# Outdated eMac Swindle?



## Sparrowhawk (Sep 16, 2005)

Greetings All,
I purchased my first Mac, an eMac, this past April, literally about a week before Tiger was released. (I got the Tiger upgrade shortly after for a reduced price since my purchase was on the heels of the upgrade.) However, the eMac performed sluggishly, and after I looked at a recent Macworld article, discovered that my "new" eMac had last year's chip, running at 1.25 GHz (it's supposed to be 1.45) and 256 MB: it's supposed to be twice that. So what gives? When did the newer, faster eMac make its appearance? And can my slower eMac get the new, faster chip it was supposed to have in the first place, as well as the increased memory? Btw, this is a SuperDrive equipped eMac. Did the Apple Store vendor try to pull a fast one? Comments anyone?


----------



## Viro (Sep 17, 2005)

The faster chip will make barely any difference at all. What will help the most is to upgrade the RAM. 256 MB is far too little to run OS X comfortably. 512 MB will make most things bearable, but I find that I need 1GB at least to run all my apps smoothly. Note I am a developer, and have loads of memory hungry apps open at one time (curse you Java....).

The current revision was introduced on the 3rd of May 2005. This was after Tiger was released. Thus I don't think you were swindled, or short changed.


----------



## ElDiabloConCaca (Sep 17, 2005)

Whom did you purchase the eMac from?  If it wasn't directly from Apple, then you got what you paid for.

New computers come out all the time, and old models are constantly being updated.  If what you paid for was a 1.25GHz eMac with 256MB of RAM, then you got what you ordered.  If you ordered a 1.42GHz eMac with 512MB of RAM, then you got swindled and a simple phone call can remedy the situation.
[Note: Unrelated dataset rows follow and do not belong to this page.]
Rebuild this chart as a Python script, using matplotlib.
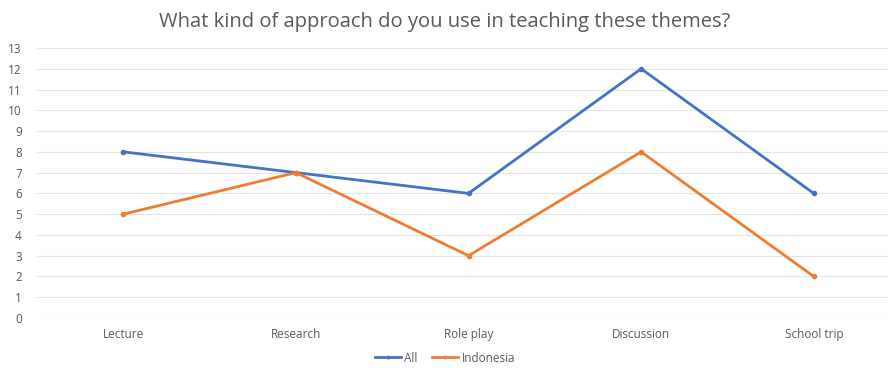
import matplotlib
matplotlib.use("Agg")
import matplotlib.pyplot as plt

categories = ["Lecture", "Research", "Role play", "Discussion", "School trip"]
all_values = [8, 7, 6, 12, 6]
indonesia_values = [5, 7, 3, 8, 2]
y_ticks = list(range(0, 14))

plt.rcParams["font.family"] = ["Open Sans", "DejaVu Sans"]

fig = plt.figure(figsize=(8.90, 3.68), dpi=100)
ax = fig.add_axes([37 / 890, 50 / 368, (888 - 37) / 890, 270 / 368])

x = list(range(len(categories)))
ax.plot(x, all_values, color="#4472C4", linewidth=2, marker="o", markersize=3, label="All")
ax.plot(x, indonesia_values, color="#ED7D31", linewidth=2, marker="o", markersize=3, label="Indonesia")

ax.set_xlim(-0.5, 4.43)
ax.set_ylim(0, 13)
ax.set_yticks(y_ticks)
ax.set_xticks(x)
ax.set_xticklabels(categories)
ax.tick_params(axis="both", length=0, labelsize=8.5, colors="#595959")
ax.tick_params(axis="y", pad=11)
ax.tick_params(axis="x", pad=7)
ax.grid(axis="y", color="#E3E3E3", linewidth=0.8)
ax.set_axisbelow(True)
for s in ax.spines.values():
    s.set_visible(False)

fig.text(0.5, 1 - 22 / 368, "What kind of approach do you use in teaching these themes?",
         ha="center", va="center", fontsize=14.5, color="#595959")

leg = fig.legend(loc="center", bbox_to_anchor=(0.5, 1 - 358 / 368), ncol=2, frameon=False,
                 fontsize=8.5, handlelength=2.2, columnspacing=1.2, handletextpad=0.3,
                 markerscale=0.6)
for t in leg.get_texts():
    t.set_color("#595959")

fig.savefig("out.png", dpi=100)
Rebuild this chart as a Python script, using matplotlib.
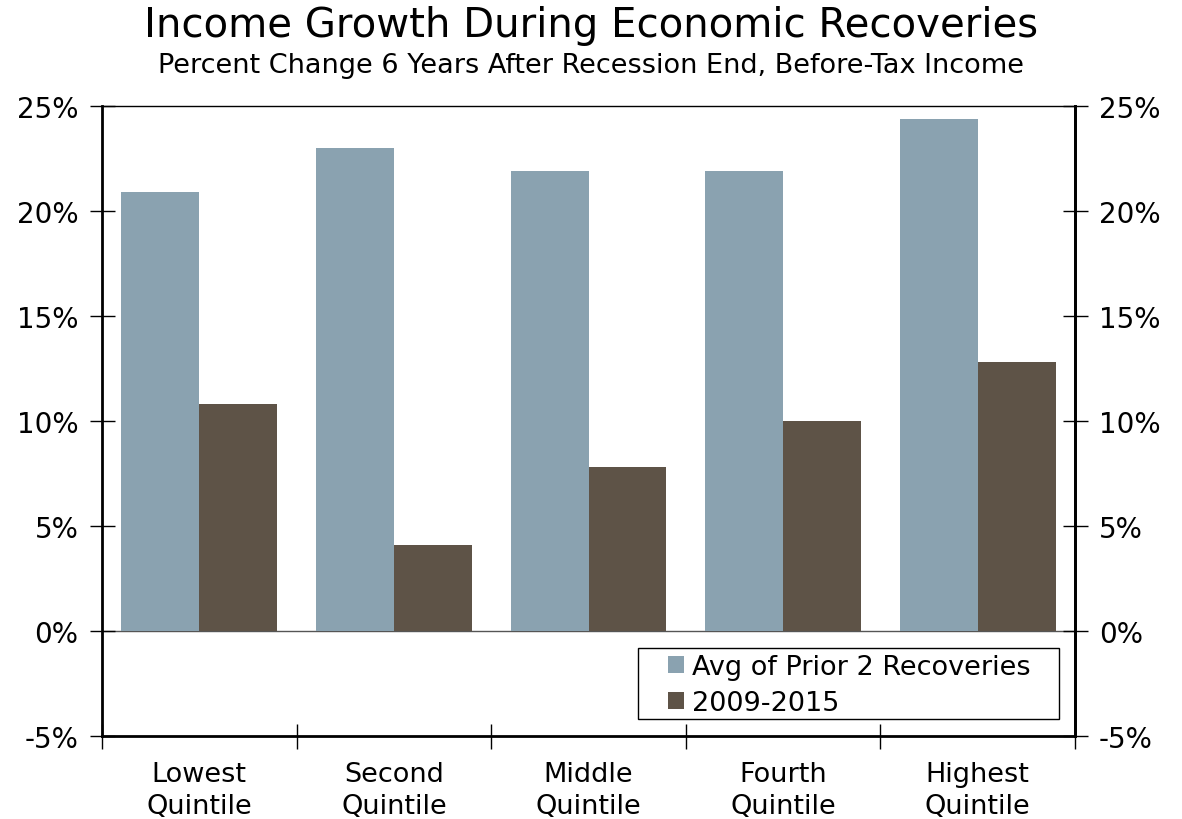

When you purchased the eMac, did the specifications say 1.25GHz or 1.42GHz?  Likewise with 256MB of RAM or 512MB of RAM?


----------



## Sparrowhawk (Sep 17, 2005)

The purchase was made from an Apple Store inside a CompUSA. I'm not sure what is meant by "directly from Apple" since an Apple Store seems rather direct to me, anyway.
My problem is one of sales ethics: the Apple representative could have advised me that an update was due within a couple of weeks. He has since offered to add extra RAM, but I don't know if it will be possible to update the chip, or if the eMac can take a full 1G.


----------



## DeltaMac (Sep 17, 2005)

A salesman is not going to know when new products will be released prior to their release (other than rumors), Apple has a reputation for being very close with new product information, and certainly would not allow sales people to provide that information, even if they were sure of their facts. Apple employees have been terminated in the past for releasing new-product information.

Those who choose to delay a purchase 'because a new model will be released tomorrow' - or 'next week' - are often disappointed.
'Direct from Apple' means just that -  Ordered from Apple's on-line store.

All eMacs can be upgraded to 1 GB
The newest eMac (which you don't have) can be upgraded to 2 GB total.


----------



## Sparrowhawk (Sep 18, 2005)

I appreciate the info. At least I should be able to get a little more speed out of the current (read outdated) eMac. But it is still unfortunate that an eMac purchased so recently is underpowered. Perhaps Tiger slows it down?


----------



## Viro (Sep 18, 2005)

I believe that the inclusion of Spotlight and Dashboard into Tiger does slow things down a bit. The indexing service that runs in the background is bound to suck some processing power. That said, 256 MB is far too little RAM to run OS X in. You'd be happier with 512, and if possible 1 GB. Tiger seems to be happier with loads of RAM.


----------



## fryke (Sep 18, 2005)

Don't stop at 512. Get 1024 MB directly. Simply: Max it out.

About them selling you 'old' hardware: Although it's certainly not much help now, you should've informed yourself prior to making the purchase. The salesperson has one thing in mind: A sale. However a Mac-forum like this one would've helped you make a good decision, because we want happy Mac users.

About Tiger maybe slowing down your computer: You could install Panther, set things up and see for yourself whether you like that system's performance better. Of course, by doing so, you give up some niceties about Tiger that I, personally, wouldn't want to give up anymore, having used Tiger for a long time now.


----------



## Sparrowhawk (Sep 19, 2005)

I thought someone might bring up the issue that I should have informed myself better before making a purchase. You are probably right. I could have also asked for schemantics and blueprints too, but I'm not a computer geek, but someone who sees a computer as a tool, not something to revolve my life around. I came to the Apple Store with a some hope of a social contract which people sadly do not abide by anymore, that is, that seller and purchaser are honest with each other, especially when the purchaser is assuming (yes, I know what they say about that word) that he/she, particularly when new to the Mac, will be dealt with fairly in dealings with Apple. One doesn't trust used car salesmen; however, I would have thought this wouldn't be a problem with Apple.


----------



## Viro (Sep 19, 2005)

A couple of points that people have made that you seem to have missed:
a) Apple announces the release of products on the day itself. Usually during a Keynote at some important Mac convention.
b) Sales staff in stores are _always_ kept in the dark about upcoming releases. Apple Stores are treated as a separate entity from Apple (someone correct me if I'm wrong, but the reason for this is to not upset the other Apple retailers).
c) Lastly, there are rumors about product launches at every large Mac convention. Sifting through the cr... I mean junk is a difficult thing to do. But if you want to be informed about your purchases, well, it's something unavoidable.

But as you say, the computer is just a tool to you, so why bother if you have a 1.25 GHz compared to a 1.42 GHz processor? The difference in performance is marginal. Sorry if this sounds harsh, but you asked to be dealt with fairly, and you were. No point complaining about it as there was nothing the sales staff could have done.


----------